Pathways which are perturbed in PDAC can also be targeted therapeutically, although identification of these pathways in each tumour can be problematic. The genome sequencing studies have been immensely useful and have identified the genes which are significantly mutated in these pathways, which may represent markers of therapy response. For example, a small proportion of PDAC samples contain mutations in RNF43, which is involved in Wnt signalling. The presence of RNF43 mutation has been shown to act as a predictive biomarker for Wnt inhibitors in PDAC cell lines.34 In addition, other candidate therapeutic targets which are mutated in small sets of PDAC include mutations in the splicing factor SF3B1, as SF3B1 mutant breast cancer cells are sensitive to a SF3b complex inhibitor spliceostatin A.35 These and other candidate targets now need to be verified experimentally for efficacy to determine if they can be used in treatment of PDAC.
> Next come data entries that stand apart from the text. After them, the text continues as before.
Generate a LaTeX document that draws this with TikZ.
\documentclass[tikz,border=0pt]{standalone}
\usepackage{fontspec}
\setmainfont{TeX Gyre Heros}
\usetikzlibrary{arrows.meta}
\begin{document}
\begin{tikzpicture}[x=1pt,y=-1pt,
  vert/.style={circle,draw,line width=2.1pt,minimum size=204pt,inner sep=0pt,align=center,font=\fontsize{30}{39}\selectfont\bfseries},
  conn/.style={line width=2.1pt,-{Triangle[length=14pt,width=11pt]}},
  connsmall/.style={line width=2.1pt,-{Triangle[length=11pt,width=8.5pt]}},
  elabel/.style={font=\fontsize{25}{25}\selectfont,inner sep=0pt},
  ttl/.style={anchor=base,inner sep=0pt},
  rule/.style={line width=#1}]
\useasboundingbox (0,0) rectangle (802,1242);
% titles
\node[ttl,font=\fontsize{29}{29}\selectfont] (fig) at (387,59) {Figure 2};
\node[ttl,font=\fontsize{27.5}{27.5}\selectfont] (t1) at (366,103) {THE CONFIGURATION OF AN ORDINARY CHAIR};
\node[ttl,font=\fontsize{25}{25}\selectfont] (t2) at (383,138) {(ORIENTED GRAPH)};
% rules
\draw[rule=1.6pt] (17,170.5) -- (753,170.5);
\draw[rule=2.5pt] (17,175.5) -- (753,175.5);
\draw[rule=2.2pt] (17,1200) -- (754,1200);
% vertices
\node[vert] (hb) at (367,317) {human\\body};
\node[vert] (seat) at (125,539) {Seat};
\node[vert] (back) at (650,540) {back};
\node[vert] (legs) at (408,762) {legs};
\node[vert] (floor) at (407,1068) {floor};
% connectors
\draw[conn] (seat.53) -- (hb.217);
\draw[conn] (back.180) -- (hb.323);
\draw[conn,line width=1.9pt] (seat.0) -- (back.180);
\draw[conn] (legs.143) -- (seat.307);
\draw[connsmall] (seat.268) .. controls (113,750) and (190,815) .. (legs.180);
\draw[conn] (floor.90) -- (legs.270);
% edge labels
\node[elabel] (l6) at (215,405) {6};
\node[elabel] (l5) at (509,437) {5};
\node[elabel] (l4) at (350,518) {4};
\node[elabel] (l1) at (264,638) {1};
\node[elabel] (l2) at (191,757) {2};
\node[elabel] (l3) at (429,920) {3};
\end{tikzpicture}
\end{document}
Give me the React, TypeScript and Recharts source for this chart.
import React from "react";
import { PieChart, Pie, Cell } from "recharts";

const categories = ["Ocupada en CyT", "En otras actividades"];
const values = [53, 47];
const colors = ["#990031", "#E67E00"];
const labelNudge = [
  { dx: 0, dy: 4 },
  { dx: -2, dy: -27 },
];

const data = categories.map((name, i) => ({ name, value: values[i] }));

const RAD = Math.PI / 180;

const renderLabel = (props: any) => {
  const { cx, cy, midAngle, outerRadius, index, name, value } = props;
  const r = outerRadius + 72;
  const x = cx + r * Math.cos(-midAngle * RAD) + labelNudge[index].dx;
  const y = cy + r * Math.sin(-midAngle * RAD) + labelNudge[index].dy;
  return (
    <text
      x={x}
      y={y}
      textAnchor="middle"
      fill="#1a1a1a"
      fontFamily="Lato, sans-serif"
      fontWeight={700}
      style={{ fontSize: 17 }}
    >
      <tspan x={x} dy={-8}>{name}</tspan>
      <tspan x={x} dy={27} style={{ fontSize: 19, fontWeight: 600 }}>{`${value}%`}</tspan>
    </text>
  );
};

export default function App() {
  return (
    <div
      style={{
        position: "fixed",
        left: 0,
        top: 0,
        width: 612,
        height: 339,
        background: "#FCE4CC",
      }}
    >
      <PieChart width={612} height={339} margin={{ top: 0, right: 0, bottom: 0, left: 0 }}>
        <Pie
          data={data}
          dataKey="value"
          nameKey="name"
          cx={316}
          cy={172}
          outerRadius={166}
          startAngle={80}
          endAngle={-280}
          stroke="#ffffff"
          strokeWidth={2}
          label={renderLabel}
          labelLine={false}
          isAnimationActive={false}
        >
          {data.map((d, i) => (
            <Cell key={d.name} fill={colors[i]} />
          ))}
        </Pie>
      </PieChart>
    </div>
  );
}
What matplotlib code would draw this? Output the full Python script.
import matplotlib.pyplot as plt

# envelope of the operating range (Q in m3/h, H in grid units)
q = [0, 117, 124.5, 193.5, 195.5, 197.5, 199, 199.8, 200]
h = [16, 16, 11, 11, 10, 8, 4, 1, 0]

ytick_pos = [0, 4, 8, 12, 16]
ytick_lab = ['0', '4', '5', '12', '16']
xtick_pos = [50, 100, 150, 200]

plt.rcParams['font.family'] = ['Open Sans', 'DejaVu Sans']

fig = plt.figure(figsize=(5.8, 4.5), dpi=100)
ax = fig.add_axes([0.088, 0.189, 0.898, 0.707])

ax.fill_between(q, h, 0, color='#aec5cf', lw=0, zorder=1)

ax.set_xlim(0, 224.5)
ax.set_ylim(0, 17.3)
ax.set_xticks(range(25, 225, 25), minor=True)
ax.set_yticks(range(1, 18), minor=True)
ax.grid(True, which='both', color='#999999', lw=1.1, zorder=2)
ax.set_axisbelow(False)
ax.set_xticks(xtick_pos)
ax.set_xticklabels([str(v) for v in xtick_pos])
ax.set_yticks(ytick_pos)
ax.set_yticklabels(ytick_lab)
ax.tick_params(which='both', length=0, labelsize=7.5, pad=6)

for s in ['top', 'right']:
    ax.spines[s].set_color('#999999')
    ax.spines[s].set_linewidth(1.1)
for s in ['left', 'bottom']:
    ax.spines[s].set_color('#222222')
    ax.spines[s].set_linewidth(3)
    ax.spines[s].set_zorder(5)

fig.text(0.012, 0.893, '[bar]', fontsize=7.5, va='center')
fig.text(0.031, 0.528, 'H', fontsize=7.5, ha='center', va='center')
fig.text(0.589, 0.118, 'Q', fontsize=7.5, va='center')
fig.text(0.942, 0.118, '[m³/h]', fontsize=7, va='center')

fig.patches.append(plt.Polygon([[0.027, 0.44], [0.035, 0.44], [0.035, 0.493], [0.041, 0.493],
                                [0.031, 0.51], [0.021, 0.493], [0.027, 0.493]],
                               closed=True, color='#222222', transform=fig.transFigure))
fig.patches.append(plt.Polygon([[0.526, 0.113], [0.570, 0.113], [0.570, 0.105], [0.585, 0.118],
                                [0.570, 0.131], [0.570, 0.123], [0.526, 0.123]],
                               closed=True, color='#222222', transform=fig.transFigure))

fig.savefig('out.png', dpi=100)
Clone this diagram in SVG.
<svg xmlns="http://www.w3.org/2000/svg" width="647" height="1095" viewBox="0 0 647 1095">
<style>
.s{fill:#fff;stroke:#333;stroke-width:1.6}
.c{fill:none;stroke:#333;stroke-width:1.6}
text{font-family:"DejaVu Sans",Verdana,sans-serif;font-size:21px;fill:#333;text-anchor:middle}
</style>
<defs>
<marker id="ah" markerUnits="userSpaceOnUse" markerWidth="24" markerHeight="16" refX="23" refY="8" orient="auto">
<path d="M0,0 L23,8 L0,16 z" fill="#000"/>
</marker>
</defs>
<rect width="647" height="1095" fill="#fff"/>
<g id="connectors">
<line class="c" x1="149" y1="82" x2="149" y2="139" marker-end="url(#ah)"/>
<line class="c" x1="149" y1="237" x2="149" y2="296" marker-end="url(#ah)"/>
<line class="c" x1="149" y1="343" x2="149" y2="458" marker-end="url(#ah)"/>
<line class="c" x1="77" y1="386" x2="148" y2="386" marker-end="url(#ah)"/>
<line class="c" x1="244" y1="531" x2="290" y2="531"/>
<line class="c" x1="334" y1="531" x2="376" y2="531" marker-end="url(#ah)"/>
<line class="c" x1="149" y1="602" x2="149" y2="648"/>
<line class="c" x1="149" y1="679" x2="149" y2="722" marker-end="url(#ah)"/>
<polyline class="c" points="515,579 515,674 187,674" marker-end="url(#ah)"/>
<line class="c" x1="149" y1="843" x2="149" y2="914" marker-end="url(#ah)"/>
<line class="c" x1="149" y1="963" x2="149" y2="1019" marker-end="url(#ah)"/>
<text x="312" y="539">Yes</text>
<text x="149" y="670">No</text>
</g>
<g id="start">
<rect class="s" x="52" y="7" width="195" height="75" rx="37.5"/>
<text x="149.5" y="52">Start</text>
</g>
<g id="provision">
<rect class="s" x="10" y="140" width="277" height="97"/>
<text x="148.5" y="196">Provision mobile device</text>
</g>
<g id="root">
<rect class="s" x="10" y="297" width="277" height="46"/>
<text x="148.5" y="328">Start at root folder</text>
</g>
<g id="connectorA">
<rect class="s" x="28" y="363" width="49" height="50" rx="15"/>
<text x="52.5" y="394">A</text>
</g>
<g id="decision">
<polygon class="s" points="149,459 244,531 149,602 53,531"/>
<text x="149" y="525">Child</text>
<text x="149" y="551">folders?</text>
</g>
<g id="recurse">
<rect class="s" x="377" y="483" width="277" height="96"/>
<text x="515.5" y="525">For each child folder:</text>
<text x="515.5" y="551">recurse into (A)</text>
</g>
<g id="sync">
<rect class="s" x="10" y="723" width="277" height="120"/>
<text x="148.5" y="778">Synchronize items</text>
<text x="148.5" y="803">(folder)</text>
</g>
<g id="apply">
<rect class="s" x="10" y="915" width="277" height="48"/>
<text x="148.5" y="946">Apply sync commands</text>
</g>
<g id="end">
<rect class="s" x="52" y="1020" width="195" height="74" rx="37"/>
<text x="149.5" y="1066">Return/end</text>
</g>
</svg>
There has been enormous progress in our understanding of the genes and pathways mutated in pancreatic cancer. These findings have informed about the mutational processes during tumour development and revealed new therapeutic opportunities. Pancreatic cancer is a heterogeneous disease and so it makes sense that this disease will benefit from a personalised approach to patient treatment. Although not specific to pancreatic cancer, a number of challenges remain for targeted therapy. These include development of suitable biomarkers of therapy selection, the within tumour heterogeneity which means some cells will contain the targeted mutation but other cells may not, and the potential of drug resistance development. However, in the near future it is anticipated that large collaborative clinical trials using many of the markers identified by genome sequencing, will commence in the treatment of PDAC.